┌──
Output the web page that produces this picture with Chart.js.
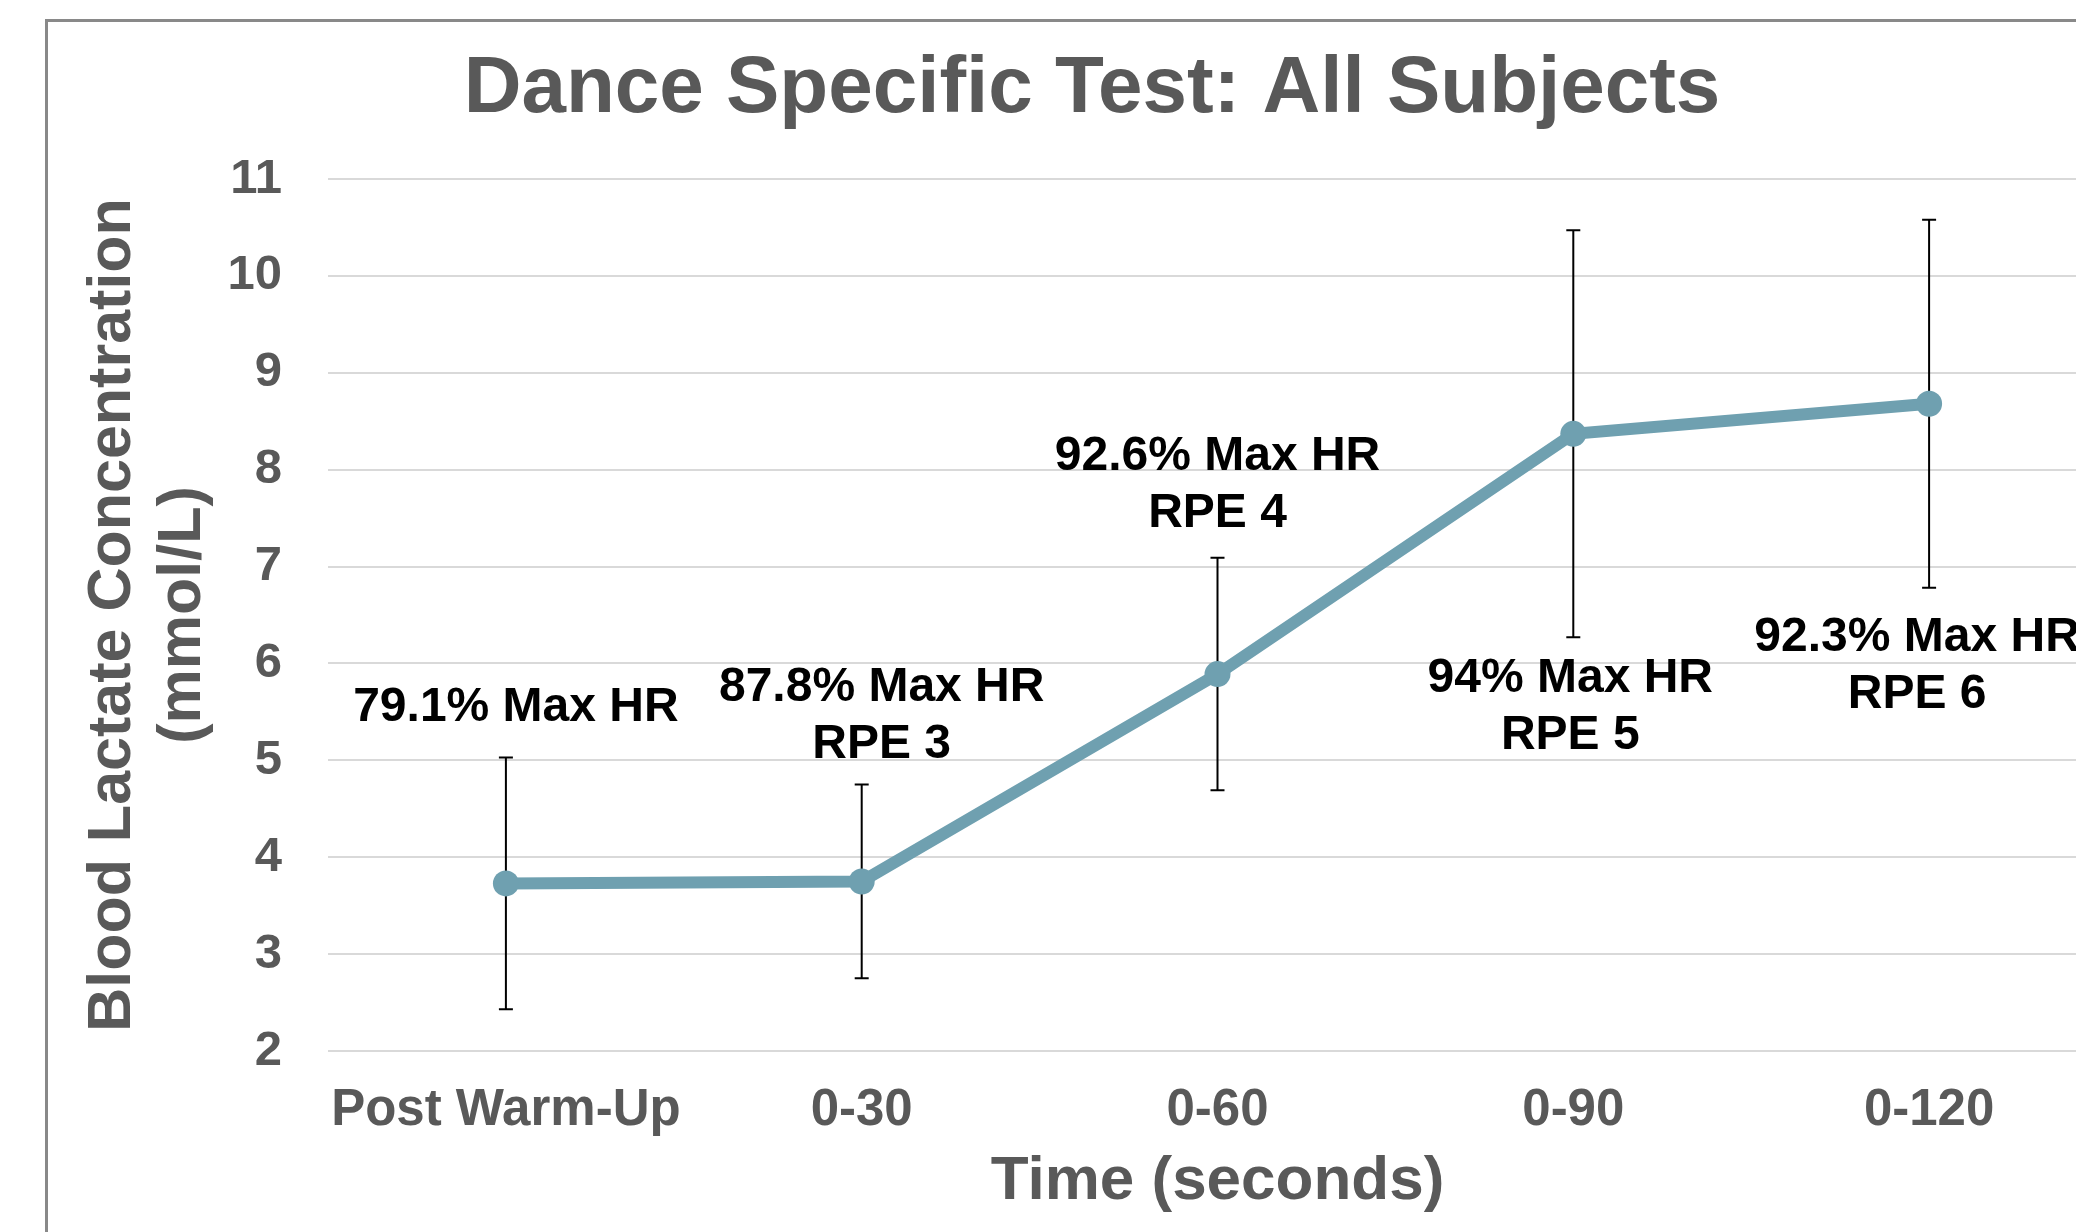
<!DOCTYPE html>
<html>
<head>
<meta charset="utf-8">
<title>Dance Specific Test: All Subjects</title>
<script src="https://cdn.jsdelivr.net/npm/chart.js@4.4.1/dist/chart.umd.min.js"></script>
<style>
  html, body { margin: 0; padding: 0; background: #fff; overflow: hidden; }
  #page { position: relative; width: 2076px; height: 1232px; overflow: hidden; }
  #frame { position: absolute; left: 45px; top: 19px; width: 2200px; height: 1400px;
           border: 3px solid #898989; }
  #wrap { position: absolute; left: 0; top: 0; width: 2184px; height: 1232px; }
</style>
</head>
<body>
<div id="page">
  <div id="frame"></div>
  <div id="wrap"><canvas id="detailChart"></canvas></div>
</div>
<script>
// categories and values
var categories = ['Post Warm-Up', '0-30', '0-60', '0-90', '0-120'];
var lactate = [3.73, 3.75, 5.89, 8.37, 8.68];     // mean, mmol/L
var lactateSd = [1.3, 1.0, 1.2, 2.1, 1.9];        // error bar half length
var hrLabels = ['79.1% Max HR', '87.8% Max HR', '92.6% Max HR', '94% Max HR', '92.3% Max HR'];
var rpeLabels = ['', 'RPE 3', 'RPE 4', 'RPE 5', 'RPE 6'];
var yTicks = [2, 3, 4, 5, 6, 7, 8, 9, 10, 11];

// where each text block sits, in y units, and a small x nudge in px
var labelAt = [5.54, 5.45, 7.84, 5.55, 5.97];
var labelDx = [10, 20, 0, -3, -12];

var FONT = '"Liberation Sans", Arial, sans-serif';
var GREY = '#595959';
var LINE = '#6fa0b0';

var errorBars = {
    id: 'errorBars',
    beforeDatasetsDraw: function (chart) {
        var ctx = chart.ctx, x = chart.scales.x, y = chart.scales.y;
        ctx.save();
        ctx.strokeStyle = '#000';
        ctx.lineWidth = 2;
        lactate.forEach(function (m, i) {
            var px = x.getPixelForValue(i);
            var top = y.getPixelForValue(m + lactateSd[i]);
            var bot = y.getPixelForValue(m - lactateSd[i]);
            ctx.beginPath();
            ctx.moveTo(px, top); ctx.lineTo(px, bot);
            ctx.moveTo(px - 7, top); ctx.lineTo(px + 7, top);
            ctx.moveTo(px - 7, bot); ctx.lineTo(px + 7, bot);
            ctx.stroke();
        });
        ctx.restore();
    }
};

var hrText = {
    id: 'hrText',
    afterDatasetsDraw: function (chart) {
        var ctx = chart.ctx, x = chart.scales.x, y = chart.scales.y;
        ctx.save();
        ctx.fillStyle = '#000';
        ctx.font = 'bold 48px ' + FONT;
        ctx.textAlign = 'center';
        ctx.textBaseline = 'middle';
        hrLabels.forEach(function (t, i) {
            var px = x.getPixelForValue(i) + labelDx[i];
            var cy = y.getPixelForValue(labelAt[i]);
            if (rpeLabels[i]) {
                ctx.fillText(t, px, cy - 28.5);
                ctx.fillText(rpeLabels[i], px, cy + 28.5);
            } else {
                ctx.fillText(t, px, cy);
            }
        });
        ctx.restore();
    }
};

var ctx = document.getElementById('detailChart');
var detail = new Chart(ctx, {
    type: 'line',
    data: {
        labels: categories,
        datasets: [{
            data: lactate,
            borderColor: LINE,
            backgroundColor: LINE,
            borderWidth: 12,
            pointRadius: 13,
            pointBorderWidth: 0,
            pointBackgroundColor: LINE,
            tension: 0,
            fill: false
        }]
    },
    options: {
        responsive: true,
        maintainAspectRatio: false,
        animation: false,
        devicePixelRatio: 1,
        layout: { padding: { left: 77, right: 77, top: 0, bottom: 0 } },
        plugins: {
            legend: { display: false },
            tooltip: { enabled: false },
            title: {
                display: true,
                text: 'Dance Specific Test: All Subjects',
                color: GREY,
                font: { family: FONT, size: 80, weight: 'bold', lineHeight: 1.2 },
                padding: { top: 42, bottom: 41 }
            }
        },
        scales: {
            x: {
                offset: true,
                grid: { display: false, drawTicks: false },
                border: { display: false },
                ticks: {
                    color: GREY,
                    padding: 29,
                    maxRotation: 0,
                    font: { family: FONT, size: 51, weight: 'bold', lineHeight: 1.2 }
                },
                title: {
                    display: true,
                    text: 'Time (seconds)',
                    color: GREY,
                    font: { family: FONT, size: 62, weight: 'bold', lineHeight: 1.2 },
                    padding: { top: 0, bottom: 13 }
                },
                afterFit: function (s) { s.height = 181; }
            },
            y: {
                min: 2,
                max: 11,
                afterBuildTicks: function (s) {
                    s.ticks = yTicks.map(function (v) { return { value: v }; });
                },
                grid: { color: '#d9d9d9', lineWidth: 2, drawTicks: false },
                border: { display: false },
                ticks: {
                    color: GREY,
                    padding: 46,
                    font: { family: FONT, size: 49, weight: 'bold' }
                },
                title: {
                    display: true,
                    text: ['Blood Lactate Concentration', '(mmol/L)'],
                    color: GREY,
                    font: { family: FONT, size: 61, weight: 'bold', lineHeight: 1.15 },
                    padding: { top: 1, bottom: 0 }
                },
                afterFit: function (s) { s.width = 251; }
            }
        }
    },
    plugins: [errorBars, hrText]
});
</script>
</body>
</html>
└──
WRITTEN EXERCISE: Transcribe the material exactly, and leave out whatever pictures it holds.

WORKED SOLUTION:
Output the web page that produces this picture with Chart.js.
<!DOCTYPE html>
<html>
<head>
<meta charset="utf-8">
<title>Dance Specific Test: All Subjects</title>
<script src="https://cdn.jsdelivr.net/npm/chart.js@4.4.1/dist/chart.umd.min.js"></script>
<style>
  html, body { margin: 0; padding: 0; background: #fff; overflow: hidden; }
  #page { position: relative; width: 2076px; height: 1232px; overflow: hidden; }
  #frame { position: absolute; left: 45px; top: 19px; width: 2200px; height: 1400px;
           border: 3px solid #898989; }
  #wrap { position: absolute; left: 0; top: 0; width: 2184px; height: 1232px; }
</style>
</head>
<body>
<div id="page">
  <div id="frame"></div>
  <div id="wrap"><canvas id="detailChart"></canvas></div>
</div>
<script>
// categories and values
var categories = ['Post Warm-Up', '0-30', '0-60', '0-90', '0-120'];
var lactate = [3.73, 3.75, 5.89, 8.37, 8.68];     // mean, mmol/L
var lactateSd = [1.3, 1.0, 1.2, 2.1, 1.9];        // error bar half length
var hrLabels = ['79.1% Max HR', '87.8% Max HR', '92.6% Max HR', '94% Max HR', '92.3% Max HR'];
var rpeLabels = ['', 'RPE 3', 'RPE 4', 'RPE 5', 'RPE 6'];
var yTicks = [2, 3, 4, 5, 6, 7, 8, 9, 10, 11];

// where each text block sits, in y units, and a small x nudge in px
var labelAt = [5.54, 5.45, 7.84, 5.55, 5.97];
var labelDx = [10, 20, 0, -3, -12];

var FONT = '"Liberation Sans", Arial, sans-serif';
var GREY = '#595959';
var LINE = '#6fa0b0';

var errorBars = {
    id: 'errorBars',
    beforeDatasetsDraw: function (chart) {
        var ctx = chart.ctx, x = chart.scales.x, y = chart.scales.y;
        ctx.save();
        ctx.strokeStyle = '#000';
        ctx.lineWidth = 2;
        lactate.forEach(function (m, i) {
            var px = x.getPixelForValue(i);
            var top = y.getPixelForValue(m + lactateSd[i]);
            var bot = y.getPixelForValue(m - lactateSd[i]);
            ctx.beginPath();
            ctx.moveTo(px, top); ctx.lineTo(px, bot);
            ctx.moveTo(px - 7, top); ctx.lineTo(px + 7, top);
            ctx.moveTo(px - 7, bot); ctx.lineTo(px + 7, bot);
            ctx.stroke();
        });
        ctx.restore();
    }
};

var hrText = {
    id: 'hrText',
    afterDatasetsDraw: function (chart) {
        var ctx = chart.ctx, x = chart.scales.x, y = chart.scales.y;
        ctx.save();
        ctx.fillStyle = '#000';
        ctx.font = 'bold 48px ' + FONT;
        ctx.textAlign = 'center';
        ctx.textBaseline = 'middle';
        hrLabels.forEach(function (t, i) {
            var px = x.getPixelForValue(i) + labelDx[i];
            var cy = y.getPixelForValue(labelAt[i]);
            if (rpeLabels[i]) {
                ctx.fillText(t, px, cy - 28.5);
                ctx.fillText(rpeLabels[i], px, cy + 28.5);
            } else {
                ctx.fillText(t, px, cy);
            }
        });
        ctx.restore();
    }
};

var ctx = document.getElementById('detailChart');
var detail = new Chart(ctx, {
    type: 'line',
    data: {
        labels: categories,
        datasets: [{
            data: lactate,
            borderColor: LINE,
            backgroundColor: LINE,
            borderWidth: 12,
            pointRadius: 13,
            pointBorderWidth: 0,
            pointBackgroundColor: LINE,
            tension: 0,
            fill: false
        }]
    },
    options: {
        responsive: true,
        maintainAspectRatio: false,
        animation: false,
        devicePixelRatio: 1,
        layout: { padding: { left: 77, right: 77, top: 0, bottom: 0 } },
        plugins: {
            legend: { display: false },
            tooltip: { enabled: false },
            title: {
                display: true,
                text: 'Dance Specific Test: All Subjects',
                color: GREY,
                font: { family: FONT, size: 80, weight: 'bold', lineHeight: 1.2 },
                padding: { top: 42, bottom: 41 }
            }
        },
        scales: {
            x: {
                offset: true,
                grid: { display: false, drawTicks: false },
                border: { display: false },
                ticks: {
                    color: GREY,
                    padding: 29,
                    maxRotation: 0,
                    font: { family: FONT, size: 51, weight: 'bold', lineHeight: 1.2 }
                },
                title: {
                    display: true,
                    text: 'Time (seconds)',
                    color: GREY,
                    font: { family: FONT, size: 62, weight: 'bold', lineHeight: 1.2 },
                    padding: { top: 0, bottom: 13 }
                },
                afterFit: function (s) { s.height = 181; }
            },
            y: {
                min: 2,
                max: 11,
                afterBuildTicks: function (s) {
                    s.ticks = yTicks.map(function (v) { return { value: v }; });
                },
                grid: { color: '#d9d9d9', lineWidth: 2, drawTicks: false },
                border: { display: false },
                ticks: {
                    color: GREY,
                    padding: 46,
                    font: { family: FONT, size: 49, weight: 'bold' }
                },
                title: {
                    display: true,
                    text: ['Blood Lactate Concentration', '(mmol/L)'],
                    color: GREY,
                    font: { family: FONT, size: 61, weight: 'bold', lineHeight: 1.15 },
                    padding: { top: 1, bottom: 0 }
                },
                afterFit: function (s) { s.width = 251; }
            }
        }
    },
    plugins: [errorBars, hrText]
});
</script>
</body>
</html>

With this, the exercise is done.